Un chapitre tout à fait passionnant conclut ce livre, la supervision d’équipe par le psychodrame. Les équipes en question, souvent en soins intensifs, sont soumises à des tensions externes et internes énormes bordées par les notions de mort physique et psychique et de processus de clivages/idéalisations comme il est habituel dans ces milieux médicaux fortement exposés à la souffrance humaine. Les quelques pages conclusives mettent en évidence la préoccupation des auteurs de ce livre pour ce qu’ils nomment « les travailleurs de l’ombre de l’institution hospitalière ». En relatant leurs expériences à la fois multiples par les lieux et circonstances étudiés, et convergentes en ce qui concerne la méthode forgée entre eux, les auteurs nous amènent à revisiter ce que nous savions du psychodrame en ouvrant de nouvelles pistes et en défrichant de nouvelles contrées avec un outil qui au départ n’était pas pensé pour ce faire.

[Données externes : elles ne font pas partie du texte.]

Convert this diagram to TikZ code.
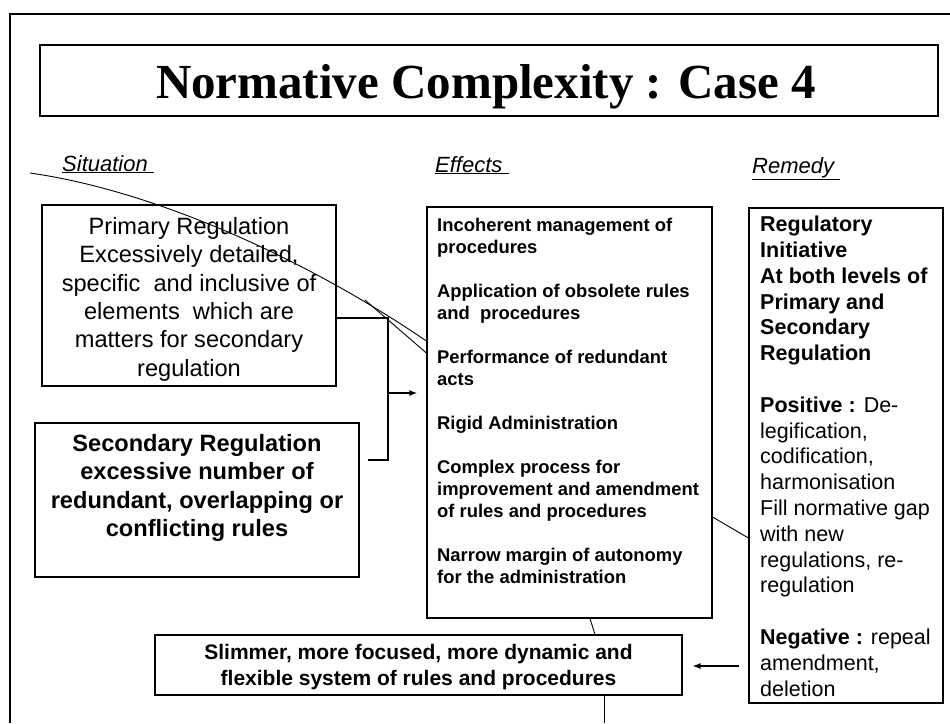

Ce faisant, ils font œuvre de pionniers et il y a fort à parier que leur enthousiasme qui diffuse à la lecture de leurs réflexions soit à l’aune de ce qu’ils dégagent dans leurs supervisions. Ils nous rappellent que les concepts winnicottiens de jeux et de transitionnalité ne sont pas étrangers au plaisir de penser la psychopathologie à plusieurs voix. Cet ouvrage fait partie de ceux qui contribuent puissamment à élargir le champ des possibles, et je suis certain que les lecteurs sauront en faire partager les contenus avec leurs collègues de façon toute… psycho-dramatique.